The environmental issues covered by the Responsible Digital Committee include measuring the footprint of the Group's IT assets and the measures taken to reduce it, particularly through the purchasing policy, the responsible design of digital services, and the reuse and management of electronic waste.
Assessing the environmental footprint of IT equipment
Every two years, Greenargile (a dedicated in-house tool) is used to measure the environmental footprint of the IT equipment used by users (computers, screens, printers, etc.), the IT network infrastructure and the data centres.
A major IT inventory was carried out in 2015 and 2018, and updated in 2020. This inventory serves as a basis for calculating the carbon footprint of equipment within the scope of La Poste SA and La Banque Postale for scopes 1, 2 and 3.
The Greenargile solution evaluates the GHG emissions of the IT equipment by taking into account the three phases of the life cycle (production, use, end of life). The energy consumption of digital equipment in 2020 has been estimated at 376 GWh. The volume of associated GHG emissions is relatively low (44,559 tonnes), as the electricity used to power the buildings and equipment is 100% renewable.
Work is ongoing to complete this "internal" footprint measurement with emissions and consumption related to outsourced data centre services. The objective of scope 3 (concerning services such as dry and data hosting, facilities management and management in cloudSAAS mode) is to establish a methodology for measuring the volume of GHG emissions over the 2020 period in the digital domain in order to prepare for the integration of these emissions into the measurement of the Group's emissions from 2021.
In addition, La Poste contributes annually to an external benchmark(2), GreenIT.fr, in order to measure the footprint of its fleet and its maturity in the field of responsible digital technology, bringing together several large French companies (Airbus, Pôle emploi, Decathlon, etc.).
Assessing the environmental footprint of IT equipment
In order to reduce the environmental footprint, the group is developing responsible purchasing criteria. A state of the art CSR criteria repository is gradually being put in place over the course of consultations and will eventually cover all IT purchases beyond equipment (software, intellectual services, hosting, etc.). These criteria may concern the energy performance of equipment or other criteria. In 2020, at group level, the purchasing department launched two consultations including a criterion relating to energy performance, in line with the requirements of the ISO 50001 standard.
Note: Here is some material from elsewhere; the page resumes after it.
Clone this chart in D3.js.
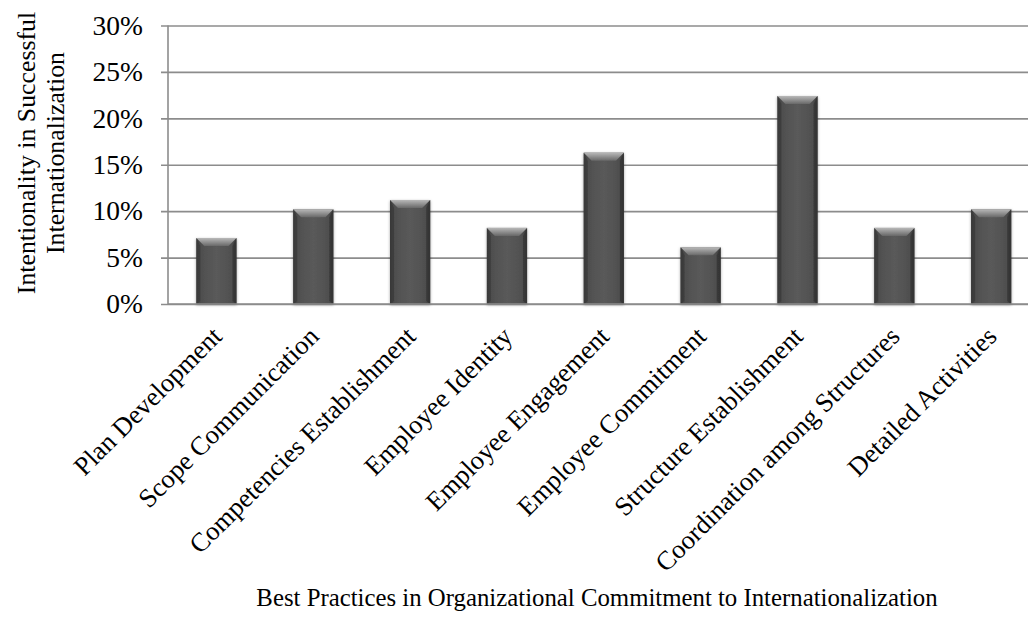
<!DOCTYPE html>
<html>
<head>
<meta charset="utf-8">
<script src="https://cdn.jsdelivr.net/npm/d3@7"></script>
<style>
  html, body { margin: 0; padding: 0; background: #fff; }
  svg { display: block; }
  text { font-family: "Liberation Serif", "Times New Roman", serif; fill: #000; }
</style>
</head>
<body>
<svg id="chart" width="1028" height="633"></svg>
<script>
// Best practices and the share of intentionality each one carries
const categories = [
  "Plan Development",
  "Scope Communication",
  "Competencies Establishment",
  "Employee Identity",
  "Employee Engagement",
  "Employee Commitment",
  "Structure Establishment",
  "Coordination among Structures",
  "Detailed Activities"
];
const shares = [0.071, 0.102, 0.112, 0.082, 0.163, 0.061, 0.224, 0.082, 0.102];
const tickValues = [0, 0.05, 0.10, 0.15, 0.20, 0.25, 0.30];

const yTitleLines = ["Intentionality in Successful", "Internationalization"];
const xTitle = "Best Practices in Organizational Commitment to Internationalization";

const svg = d3.select("#chart");
const W = 1028, H = 633;
const plot = { left: 168, right: 1039.6, top: 25.5, bottom: 304 };

const x = d3.scaleBand()
  .domain(categories)
  .range([plot.left, plot.right])
  .paddingInner(0.585)
  .paddingOuter(0.2925);

const y = d3.scaleLinear()
  .domain([0, 0.30])
  .range([plot.bottom, plot.top]);

// Paint definitions for the bevelled bars
const defs = svg.append("defs");
const body = defs.append("linearGradient").attr("id", "barBody")
  .attr("x1", "0").attr("x2", "1").attr("y1", "0").attr("y2", "0");
body.append("stop").attr("offset", "0").attr("stop-color", "#3e3e3e");
body.append("stop").attr("offset", "0.12").attr("stop-color", "#4f4f4f");
body.append("stop").attr("offset", "0.5").attr("stop-color", "#5a5a5a");
body.append("stop").attr("offset", "0.88").attr("stop-color", "#4f4f4f");
body.append("stop").attr("offset", "1").attr("stop-color", "#3a3a3a");

const cap = defs.append("linearGradient").attr("id", "barCap")
  .attr("x1", "0").attr("x2", "0").attr("y1", "0").attr("y2", "1");
cap.append("stop").attr("offset", "0").attr("stop-color", "#b8b8b8");
cap.append("stop").attr("offset", "1").attr("stop-color", "#686868");

const shadow = defs.append("filter").attr("id", "barShadow")
  .attr("x", "-20%").attr("y", "-10%").attr("width", "140%").attr("height", "120%");
shadow.append("feDropShadow")
  .attr("dx", 0).attr("dy", 1).attr("stdDeviation", 1.6)
  .attr("flood-color", "#000").attr("flood-opacity", 0.35);

// Horizontal gridlines with short outer ticks
const yAxis = d3.axisLeft(y)
  .tickValues(tickValues)
  .tickSize(-(W - plot.left))
  .tickSizeOuter(0)
  .tickPadding(25)
  .tickFormat(d3.format(".0%"));

const gy = svg.append("g")
  .attr("transform", `translate(${plot.left},0)`)
  .call(yAxis);
gy.select(".domain").remove();
gy.selectAll(".tick line")
  .attr("x1", -7)
  .attr("stroke", "#8c8c8c")
  .attr("stroke-width", 1.6);
gy.selectAll(".tick text")
  .attr("font-size", 27.5)
  .attr("font-family", "'Liberation Serif', 'Times New Roman', serif")
  .attr("fill", "#000");

// Vertical axis line
svg.append("line")
  .attr("x1", plot.left).attr("x2", plot.left)
  .attr("y1", plot.top).attr("y2", plot.bottom)
  .attr("stroke", "#8c8c8c").attr("stroke-width", 1.6);

// Bars
const bars = svg.append("g").selectAll("g.bar")
  .data(categories.map((c, i) => ({ c, v: shares[i] })))
  .join("g")
  .attr("class", "bar")
  .attr("filter", "url(#barShadow)");

bars.append("rect")
  .attr("x", d => x(d.c))
  .attr("y", d => y(d.v))
  .attr("width", x.bandwidth())
  .attr("height", d => y(0) - y(d.v))
  .attr("fill", "url(#barBody)");

// Top bevel
bars.append("path")
  .attr("d", d => {
    const x0 = x(d.c), x1 = x0 + x.bandwidth(), t = y(d.v), b = 8;
    return `M${x0},${t}L${x1},${t}L${x1 - b},${t + b}L${x0 + b},${t + b}Z`;
  })
  .attr("fill", "url(#barCap)");

// Side bevels
bars.append("path")
  .attr("d", d => {
    const x0 = x(d.c), t = y(d.v), bt = y(0), b = 4;
    return `M${x0},${t}L${x0 + b},${t + 8}L${x0 + b},${bt - 3}L${x0},${bt}Z`;
  })
  .attr("fill", "#353535").attr("opacity", 0.6);
bars.append("path")
  .attr("d", d => {
    const x1 = x(d.c) + x.bandwidth(), t = y(d.v), bt = y(0), b = 4;
    return `M${x1},${t}L${x1 - b},${t + 8}L${x1 - b},${bt - 3}L${x1},${bt}Z`;
  })
  .attr("fill", "#2f2f2f").attr("opacity", 0.6);

// Baseline drawn over the bars
svg.append("line")
  .attr("x1", plot.left).attr("x2", W)
  .attr("y1", plot.bottom).attr("y2", plot.bottom)
  .attr("stroke", "#8c8c8c").attr("stroke-width", 1.6);

// Slanted category labels
svg.append("g").selectAll("text")
  .data(categories)
  .join("text")
  .attr("transform", d => `translate(${x(d) + x.bandwidth() / 2 + 7},${plot.bottom + 34}) rotate(-45)`)
  .attr("text-anchor", "end")
  .attr("font-size", 26.5)
  .text(d => d);

// Axis titles
const yt = svg.append("text")
  .attr("transform", `translate(35,153) rotate(-90)`)
  .attr("text-anchor", "middle")
  .attr("font-size", 25.8);
yt.append("tspan").attr("x", 0).attr("y", 0).text(yTitleLines[0]);
yt.append("tspan").attr("x", 0).attr("y", 29).text(yTitleLines[1]);

svg.append("text")
  .attr("x", 597).attr("y", 606)
  .attr("text-anchor", "middle")
  .attr("font-size", 24.8)
  .text(xTitle);
</script>
</body>
</html>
These consultations covered workstations and printing solutions.
With regard to the "datacentre" aspect, an initial process was initiated at the end of 2019 with a view to evaluating the performance and impacts of a datacentre (regardless of the type of offer proposed by the data centre: dry hosting and with data, outsourcing, management in cloud/SAAS mode). In addition to the two consultations mentioned above, a total of ten or so consultations launched in 2020 (all HA IT fields combined) will include Digital Responsibility/CSR criteria.
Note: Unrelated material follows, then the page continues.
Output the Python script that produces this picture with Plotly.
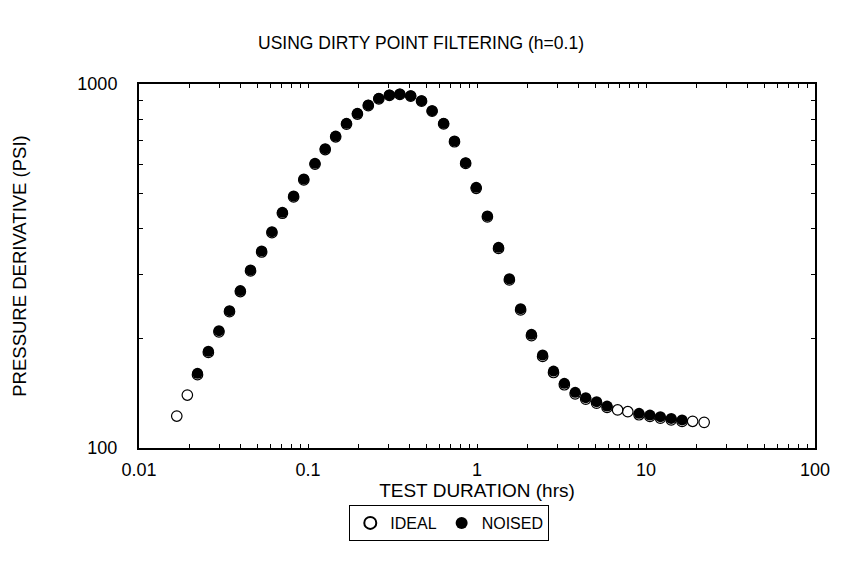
import plotly.graph_objects as go

ideal_t = [0.01673, 0.01932, 0.02219, 0.02573, 0.02972, 0.03431, 0.03978, 0.04570, 0.05318, 0.06117,
           0.07055, 0.08222, 0.09445, 0.1100, 0.1264, 0.1458, 0.1690, 0.1960, 0.2273, 0.2624,
           0.3030, 0.3495, 0.4052, 0.4697, 0.5424, 0.6348, 0.7359, 0.8568, 0.9892, 1.152,
           1.341, 1.554, 1.812, 2.100, 2.445, 2.836, 3.287, 3.811, 4.401, 5.103,
           5.884, 6.794, 7.804, 9.095, 10.55, 12.16, 14.10, 16.35, 18.88, 22.09]
ideal_dp = [122.4, 139.8, 159.0, 183.0, 208.5, 237.0, 269.0, 306.5, 345.5, 390.5,
            441.5, 489.5, 545.0, 602.0, 660.5, 716.0, 776.0, 827.0, 872.0, 910.0,
            930.0, 936.0, 926.0, 897.0, 842.0, 777.0, 694.0, 605.0, 517.0, 431.5,
            353.5, 289.5, 239.5, 203.5, 178.5, 161.2, 149.2, 140.8, 136.2, 132.8,
            129.3, 127.2, 125.8, 123.4, 122.1, 120.8, 119.5, 118.3, 118.4, 117.6]

noised_t = [0.02219, 0.02573, 0.02972, 0.03431, 0.03978, 0.04570, 0.05318, 0.06117,
            0.07055, 0.08222, 0.09445, 0.1100, 0.1264, 0.1458, 0.1690, 0.1960, 0.2273, 0.2624,
            0.3030, 0.3495, 0.4052, 0.4697, 0.5424, 0.6348, 0.7359, 0.8568, 0.9892, 1.152,
            1.341, 1.554, 1.812, 2.100, 2.445, 2.836, 3.287, 3.811, 4.401, 5.103,
            5.884, 9.095, 10.55, 12.16, 14.10, 16.35]
noised_dp = [160.4, 184.4, 210.0, 238.4, 270.8, 308.3, 347.7, 392.8,
             444.1, 492.4, 548.3, 605.6, 664.3, 719.6, 779.8, 830.9, 875.7, 913.6,
             933.0, 938.9, 929.0, 900.0, 844.6, 779.8, 697.3, 607.9, 520.2, 434.0,
             356.0, 291.7, 241.4, 205.3, 180.1, 162.7, 150.6, 142.2, 137.5, 134.0,
             130.4, 124.5, 123.2, 121.9, 120.6, 119.4]

x_tick_vals = [0.01, 0.1, 1, 10, 100]
x_tick_text = ["0.01", "0.1", "1", "10", "100"]
y_tick_vals = [100, 1000]
y_tick_text = ["100", "1000"]

def log_ticks(decades, last, labels):
    vals, text = [], []
    for d in decades:
        for m in range(1, 10):
            vals.append(m * d)
            text.append("")
    vals.append(last)
    text.append("")
    for i, v in enumerate(vals):
        for lv, lt in labels:
            if abs(v - lv) / lv < 1e-9:
                text[i] = lt
    return vals, text

xv, xt = log_ticks([0.01, 0.1, 1, 10], 100, list(zip(x_tick_vals, x_tick_text)))
yv, yt = log_ticks([100], 1000, list(zip(y_tick_vals, y_tick_text)))

FAM = "Liberation Sans, Arial, sans-serif"
def F(size):
    return dict(family=FAM, size=size, color="black")

fig = go.Figure()
fig.add_trace(go.Scatter(
    x=ideal_t, y=ideal_dp, mode="markers", name="IDEAL",
    marker=dict(symbol="circle-open", size=10.5, color="black", line=dict(width=1.2)),
))
fig.add_trace(go.Scatter(
    x=noised_t, y=noised_dp, mode="markers", name="NOISED",
    marker=dict(symbol="circle", size=11, color="black"),
))

fig.update_layout(
    width=842, height=571,
    margin=dict(l=139, r=18, t=84, b=123),
    paper_bgcolor="white", plot_bgcolor="white",
    font=F(16),
    title=dict(text="USING DIRTY POINT FILTERING (h=0.1)", x=0.5, xanchor="center",
               y=1 - 43 / 571, yanchor="middle", font=F(17.5)),
    showlegend=True,
    legend=dict(orientation="h", x=0.459, xanchor="center", y=-0.206, yanchor="middle",
                bordercolor="black", borderwidth=1, bgcolor="white",
                font=F(16), itemsizing="constant", itemwidth=30,
                tracegroupgap=0),
)
fig.update_xaxes(
    type="log", range=[-2, 2],
    tickmode="array", tickvals=xv, ticktext=xt,
    ticks="inside", ticklen=4, tickcolor="black", tickwidth=1,
    tickfont=F(18), ticklabelstandoff=4,
    showline=True, linecolor="black", linewidth=2, mirror="ticks",
    showgrid=False, zeroline=False,
    title=dict(text="TEST DURATION (hrs)", standoff=0, font=F(19)),
)
fig.update_yaxes(
    type="log", range=[2, 3],
    tickmode="array", tickvals=yv, ticktext=yt,
    ticks="inside", ticklen=4, tickcolor="black", tickwidth=1,
    tickfont=F(18), ticklabelstandoff=16,
    showline=True, linecolor="black", linewidth=2, mirror="ticks",
    showgrid=False, zeroline=False,
    title=dict(text="PRESSURE DERIVATIVE (PSI)", standoff=46, font=F(18.5)),
)

fig.write_html("out.html")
The group is also working on the eco-design of products and services and is carrying out life cycle analyses on certain offers.
Finally, in order to meet its obligations in terms of digital accessibility (customers and postal workers), the group is setting up a team of testers in 2021 specifically composed of employees with disabilities during the purchasing phase of products and services.
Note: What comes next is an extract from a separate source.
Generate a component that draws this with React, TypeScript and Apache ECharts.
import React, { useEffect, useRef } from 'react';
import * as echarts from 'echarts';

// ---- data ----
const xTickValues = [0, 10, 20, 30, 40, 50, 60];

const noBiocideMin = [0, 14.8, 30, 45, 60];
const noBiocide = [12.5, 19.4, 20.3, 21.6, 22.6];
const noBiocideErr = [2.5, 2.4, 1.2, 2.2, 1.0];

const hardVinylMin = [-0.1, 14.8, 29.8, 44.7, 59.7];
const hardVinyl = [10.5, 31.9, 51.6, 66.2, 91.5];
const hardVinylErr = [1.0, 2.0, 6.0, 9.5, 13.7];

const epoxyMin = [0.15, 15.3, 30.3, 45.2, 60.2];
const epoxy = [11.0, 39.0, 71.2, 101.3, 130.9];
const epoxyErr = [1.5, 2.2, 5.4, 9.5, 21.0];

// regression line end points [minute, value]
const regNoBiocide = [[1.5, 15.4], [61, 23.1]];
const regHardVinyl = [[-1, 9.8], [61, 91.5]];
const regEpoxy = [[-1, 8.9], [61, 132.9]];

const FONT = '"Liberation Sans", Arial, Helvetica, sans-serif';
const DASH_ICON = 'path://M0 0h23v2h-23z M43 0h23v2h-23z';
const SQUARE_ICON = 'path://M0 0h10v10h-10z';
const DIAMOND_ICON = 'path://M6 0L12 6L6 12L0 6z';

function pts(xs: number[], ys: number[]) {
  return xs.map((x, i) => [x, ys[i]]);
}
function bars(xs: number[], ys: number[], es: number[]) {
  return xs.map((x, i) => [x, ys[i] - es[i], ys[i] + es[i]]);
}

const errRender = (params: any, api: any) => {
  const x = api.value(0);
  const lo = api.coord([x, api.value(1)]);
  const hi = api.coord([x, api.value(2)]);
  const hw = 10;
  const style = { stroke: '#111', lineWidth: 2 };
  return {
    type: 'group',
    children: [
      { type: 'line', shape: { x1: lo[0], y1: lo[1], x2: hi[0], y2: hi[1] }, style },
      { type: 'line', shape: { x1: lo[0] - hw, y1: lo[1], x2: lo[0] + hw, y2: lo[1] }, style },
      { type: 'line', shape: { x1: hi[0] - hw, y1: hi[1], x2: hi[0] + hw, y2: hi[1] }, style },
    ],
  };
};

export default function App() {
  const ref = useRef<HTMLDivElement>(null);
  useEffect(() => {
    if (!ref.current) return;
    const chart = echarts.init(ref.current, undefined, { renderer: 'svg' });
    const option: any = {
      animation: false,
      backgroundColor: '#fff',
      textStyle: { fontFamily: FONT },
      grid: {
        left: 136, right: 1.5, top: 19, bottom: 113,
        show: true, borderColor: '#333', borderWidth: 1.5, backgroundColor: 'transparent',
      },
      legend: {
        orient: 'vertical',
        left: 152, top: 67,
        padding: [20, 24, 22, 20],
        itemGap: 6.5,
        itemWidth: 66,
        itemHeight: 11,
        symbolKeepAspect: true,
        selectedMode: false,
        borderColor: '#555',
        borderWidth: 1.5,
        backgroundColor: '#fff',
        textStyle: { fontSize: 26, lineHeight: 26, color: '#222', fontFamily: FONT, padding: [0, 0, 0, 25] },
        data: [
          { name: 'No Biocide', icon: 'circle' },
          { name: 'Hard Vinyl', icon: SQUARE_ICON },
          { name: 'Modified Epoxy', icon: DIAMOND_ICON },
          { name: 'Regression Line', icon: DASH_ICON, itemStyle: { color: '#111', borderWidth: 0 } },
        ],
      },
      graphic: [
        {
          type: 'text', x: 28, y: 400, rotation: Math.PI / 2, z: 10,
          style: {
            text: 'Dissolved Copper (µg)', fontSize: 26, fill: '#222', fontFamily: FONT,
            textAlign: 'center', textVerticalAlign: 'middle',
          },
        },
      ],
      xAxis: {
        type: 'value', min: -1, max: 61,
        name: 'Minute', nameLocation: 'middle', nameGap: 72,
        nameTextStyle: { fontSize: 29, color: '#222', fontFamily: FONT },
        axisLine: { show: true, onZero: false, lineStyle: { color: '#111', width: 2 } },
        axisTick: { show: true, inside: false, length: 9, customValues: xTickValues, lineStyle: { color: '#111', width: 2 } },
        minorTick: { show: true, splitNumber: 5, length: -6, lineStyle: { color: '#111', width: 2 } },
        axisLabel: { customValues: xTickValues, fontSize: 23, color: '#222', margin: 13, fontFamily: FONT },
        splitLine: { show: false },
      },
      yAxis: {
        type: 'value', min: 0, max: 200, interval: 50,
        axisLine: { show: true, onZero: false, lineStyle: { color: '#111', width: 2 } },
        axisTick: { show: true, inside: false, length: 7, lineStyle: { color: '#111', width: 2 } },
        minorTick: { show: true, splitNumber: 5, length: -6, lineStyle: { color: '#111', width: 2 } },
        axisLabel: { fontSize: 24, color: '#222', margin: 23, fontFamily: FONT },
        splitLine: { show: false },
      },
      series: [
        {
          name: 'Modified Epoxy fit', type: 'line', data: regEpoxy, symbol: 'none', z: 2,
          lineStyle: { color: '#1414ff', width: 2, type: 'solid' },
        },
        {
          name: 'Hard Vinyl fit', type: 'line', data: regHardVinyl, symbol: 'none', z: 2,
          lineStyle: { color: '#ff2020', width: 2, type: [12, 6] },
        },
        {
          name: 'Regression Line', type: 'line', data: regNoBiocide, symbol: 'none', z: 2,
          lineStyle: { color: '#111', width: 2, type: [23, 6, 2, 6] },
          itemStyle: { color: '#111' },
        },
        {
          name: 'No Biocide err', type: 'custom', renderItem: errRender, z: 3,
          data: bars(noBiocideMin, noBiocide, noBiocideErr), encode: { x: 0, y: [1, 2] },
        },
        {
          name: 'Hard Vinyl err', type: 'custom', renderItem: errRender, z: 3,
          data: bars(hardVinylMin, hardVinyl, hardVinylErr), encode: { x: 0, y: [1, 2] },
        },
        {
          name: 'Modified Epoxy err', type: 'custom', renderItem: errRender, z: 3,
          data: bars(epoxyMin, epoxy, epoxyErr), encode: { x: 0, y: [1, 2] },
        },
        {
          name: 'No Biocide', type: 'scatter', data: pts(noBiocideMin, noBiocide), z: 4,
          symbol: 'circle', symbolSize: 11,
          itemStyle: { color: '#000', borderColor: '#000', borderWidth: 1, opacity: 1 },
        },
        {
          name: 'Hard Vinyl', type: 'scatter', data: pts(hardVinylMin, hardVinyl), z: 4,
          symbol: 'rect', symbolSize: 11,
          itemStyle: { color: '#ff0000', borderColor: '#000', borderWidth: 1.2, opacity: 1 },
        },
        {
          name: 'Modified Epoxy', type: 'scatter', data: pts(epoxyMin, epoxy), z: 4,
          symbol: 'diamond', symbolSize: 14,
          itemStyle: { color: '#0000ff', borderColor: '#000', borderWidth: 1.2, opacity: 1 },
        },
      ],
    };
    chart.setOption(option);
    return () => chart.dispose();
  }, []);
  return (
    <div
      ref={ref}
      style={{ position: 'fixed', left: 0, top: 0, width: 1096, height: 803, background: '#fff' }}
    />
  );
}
Implementing the energy management system (EMS)
The EMS aims to raise awareness among building occupants and users of IT customer workstations. Thus, the use of new collaborative and file-sharing tools, the optimisation of digital exchanges, and the putting of devices on standby are practices shared with users.
Managing electronic waste
Experiments have been carried out, in particular with a social economy organisation, to study internal and external reuse. They will make it possible to identify the risks and guarantees to be taken in the reuse of electrical and electronic equipment.